_Task goal_:
Everything from the first line of the data through the line with "(sitxt) at (37,376)" is to be echoed exactly, minus the pictures.

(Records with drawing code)

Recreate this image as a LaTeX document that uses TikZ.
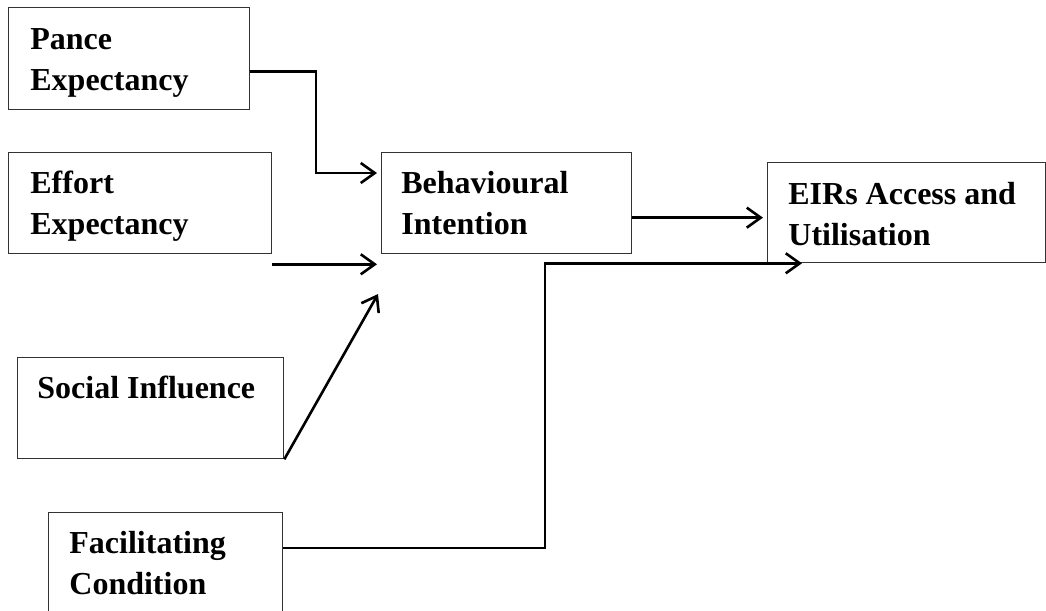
\documentclass[tikz,border=0pt]{standalone}
\usepackage{fontspec}
\setmainfont{Liberation Serif}
\usetikzlibrary{arrows.meta}

\begin{document}
\begin{tikzpicture}[x=0.5pt, y=-0.5pt,
    box/.style={draw=black!80, line width=0.65pt, rectangle, anchor=north west, inner sep=0pt},
    lbl/.style={anchor=north west, inner sep=0pt, align=left, font=\fontsize{16}{20.5}\selectfont\bfseries},
    conn/.style={line width=1.3pt, -{Straight Barb[length=7pt, width=10pt]}}]
    \useasboundingbox (0,0) rectangle (1046,611);
    \clip (0,0) rectangle (1046,611);

    % Construct boxes
    \node[box, minimum width=120.5pt, minimum height=51pt] (pe) at (8,7) {};
    \node[lbl] (petxt) at (30,28) {Pance\\Expectancy};

    \node[box, minimum width=131.5pt, minimum height=50.5pt] (ee) at (8,152) {};
    \node[lbl] (eetxt) at (30,171) {Effort\\Expectancy};

    \node[box, minimum width=133pt, minimum height=50.5pt] (si) at (17,357) {};
    \node[lbl] (sitxt) at (37,376) {Social Influence};

    \node[box, minimum width=117pt, minimum height=64pt] (fc) at (48,512) {};
    \node[lbl] (fctxt) at (69,531) {Facilitating\\Condition};

    \node[box, minimum width=125pt, minimum height=50.5pt] (bi) at (381,152) {};
    \node[lbl] (bitxt) at (401,171) {Behavioural\\Intention};

    \node[box, minimum width=139pt, minimum height=50pt] (eir) at (767,162) {};
    \node[lbl] (eirtxt) at (788,182) {EIRs Access and\\Utilisation};

    % Paths into intention
    \draw[conn, shorten >=2pt] ([yshift=-6.5pt]pe.east) -| ([xshift=-32.5pt,yshift=-10.5pt]bi.north west) -- ([yshift=-10.5pt]bi.north west);
    \draw[conn, shorten >=2pt] ([yshift=-5pt]ee.south east) -- ([yshift=-5pt]bi.south west);
    \draw[conn, shorten >=1pt] (si.south east) -- ([xshift=-1pt,yshift=-19pt]bi.south west);

    % Paths into use
    \draw[conn, shorten >=2pt] ([yshift=-7.25pt]bi.east) -- ([yshift=-2.5pt]eir.west);
    \draw[conn] ([yshift=-18pt]fc.north east) -| ([xshift=-111pt]eir.south west) -- ([xshift=17.5pt]eir.south west);
\end{tikzpicture}
\end{document}
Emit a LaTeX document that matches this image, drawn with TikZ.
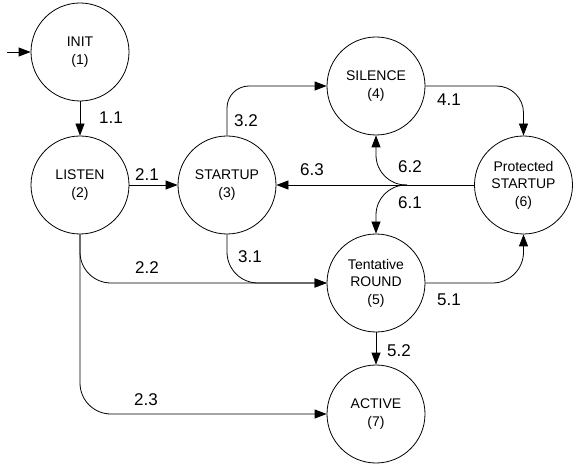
\documentclass[tikz,border=0pt]{standalone}
\usepackage{fontspec}
\setmainfont{Liberation Sans}
\usetikzlibrary{arrows.meta}
\begin{document}
\begin{tikzpicture}[x=1pt,y=-1pt,
  state/.style={draw,circle,line width=0.8pt,minimum size=98pt,inner sep=0pt,align=center,font=\fontsize{14}{17.5}\selectfont},
  lbl/.style={font=\fontsize{17}{20}\selectfont,inner sep=0pt},
  tr/.style={line width=0.8pt,-{Triangle[length=12pt,width=9pt]}}]
\useasboundingbox (0,0) rectangle (575,470);
\node[state] (init) at (80,52) {INIT\\(1)};
\node[state] (listen) at (80,185) {LISTEN\\(2)};
\node[state] (startup) at (227,185) {STARTUP\\(3)};
\node[state] (silence) at (376,86) {SILENCE\\(4)};
\node[state] (tent) at (376,283) {Tentative\\ROUND\\(5)};
\node[state] (prot) at (523.5,185) {Protected\\STARTUP\\(6)};
\node[state] (active) at (376,414) {ACTIVE\\(7)};
\coordinate (start) at (7,52);
\coordinate (junc) at (407,185);
% edges
\draw[tr] (start) -- (init.west);
\draw[tr] (init.south) -- (listen.north);
\draw[tr] (listen.east) -- (startup.west);
\draw[tr,rounded corners=22pt] (startup.north) |- (silence.west);
\draw[tr,rounded corners=27pt] (silence.east) -| (prot.north);
\draw[tr] (prot.west) -- (startup.east);
\draw[tr,rounded corners=30pt] (junc) -| (silence.south);
\draw[tr,rounded corners=30pt] (junc) -| (tent.north);
\draw[tr,rounded corners=31pt] (tent.east) -| (prot.south);
\draw[tr] (tent.south) -- (active.north);
\draw[tr,rounded corners=31pt] (listen.south) |- (tent.west);
\draw[tr,rounded corners=31pt] (startup.south) |- (tent.west);
\draw[tr,rounded corners=31pt] (listen.south) |- (active.west);
% labels
\node[lbl] (l11) at (111,118) {1.1};
\node[lbl] (l21) at (147,175) {2.1};
\node[lbl] (l32) at (246,121) {3.2};
\node[lbl] (l63) at (312,170) {6.3};
\node[lbl] (l62) at (410,167) {6.2};
\node[lbl] (l61) at (410,203) {6.1};
\node[lbl] (l41) at (449,100) {4.1};
\node[lbl] (l51) at (449,300) {5.1};
\node[lbl] (l52) at (399,351) {5.2};
\node[lbl] (l22) at (147,268) {2.2};
\node[lbl] (l31) at (250,257) {3.1};
\node[lbl] (l23) at (146,400) {2.3};
\end{tikzpicture}
\end{document}
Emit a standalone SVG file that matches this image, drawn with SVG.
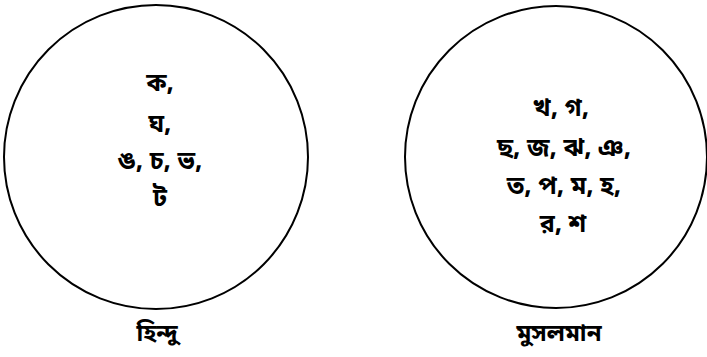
<svg xmlns="http://www.w3.org/2000/svg" width="707" height="357" viewBox="0 0 707 357">
<style>
.c{fill:none;stroke:#000;stroke-width:2}
.t{font-family:"Noto Sans Bengali","Noto Serif Bengali","Lohit Bengali","Noto Sans",sans-serif;font-weight:bold;font-size:25px;fill:#000;text-anchor:middle}
.l{font-family:"Noto Sans Bengali","Noto Serif Bengali","Lohit Bengali","Noto Sans",sans-serif;font-weight:bold;font-size:24px;fill:#000;text-anchor:middle}
</style>
<rect width="707" height="357" fill="#fff"/>
<g id="hindu">
<circle class="c" cx="156" cy="157" r="152"/>
<text class="t" x="160" y="91">ক,</text>
<text class="t" x="160" y="132">ঘ,</text>
<text class="t" x="160" y="169">ঙ, চ, ভ,</text>
<text class="t" x="160" y="206">ট</text>
<text class="l" x="157" y="341">হিন্দু</text>
</g>
<g id="muslim">
<circle class="c" cx="556" cy="157" r="151"/>
<text class="t" x="561" y="116">খ, গ,</text>
<text class="t" x="564" y="156">ছ, জ, ঝ, ঞ,</text>
<text class="t" x="564" y="194">ত, প, ম, হ,</text>
<text class="t" x="563" y="232">র, শ</text>
<text class="l" x="559" y="341">মুসলমান</text>
</g>
<g id="connectors"/>
</svg>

_Exercise solution_:
Recreate this image as a LaTeX document that uses TikZ.
\documentclass[tikz,border=0pt]{standalone}
\usepackage{fontspec}
\setmainfont{Liberation Serif}
\usetikzlibrary{arrows.meta}

\begin{document}
\begin{tikzpicture}[x=0.5pt, y=-0.5pt,
    box/.style={draw=black!80, line width=0.65pt, rectangle, anchor=north west, inner sep=0pt},
    lbl/.style={anchor=north west, inner sep=0pt, align=left, font=\fontsize{16}{20.5}\selectfont\bfseries},
    conn/.style={line width=1.3pt, -{Straight Barb[length=7pt, width=10pt]}}]
    \useasboundingbox (0,0) rectangle (1046,611);
    \clip (0,0) rectangle (1046,611);

    % Construct boxes
    \node[box, minimum width=120.5pt, minimum height=51pt] (pe) at (8,7) {};
    \node[lbl] (petxt) at (30,28) {Pance\\Expectancy};

    \node[box, minimum width=131.5pt, minimum height=50.5pt] (ee) at (8,152) {};
    \node[lbl] (eetxt) at (30,171) {Effort\\Expectancy};

    \node[box, minimum width=133pt, minimum height=50.5pt] (si) at (17,357) {};
    \node[lbl] (sitxt) at (37,376) {Social Influence};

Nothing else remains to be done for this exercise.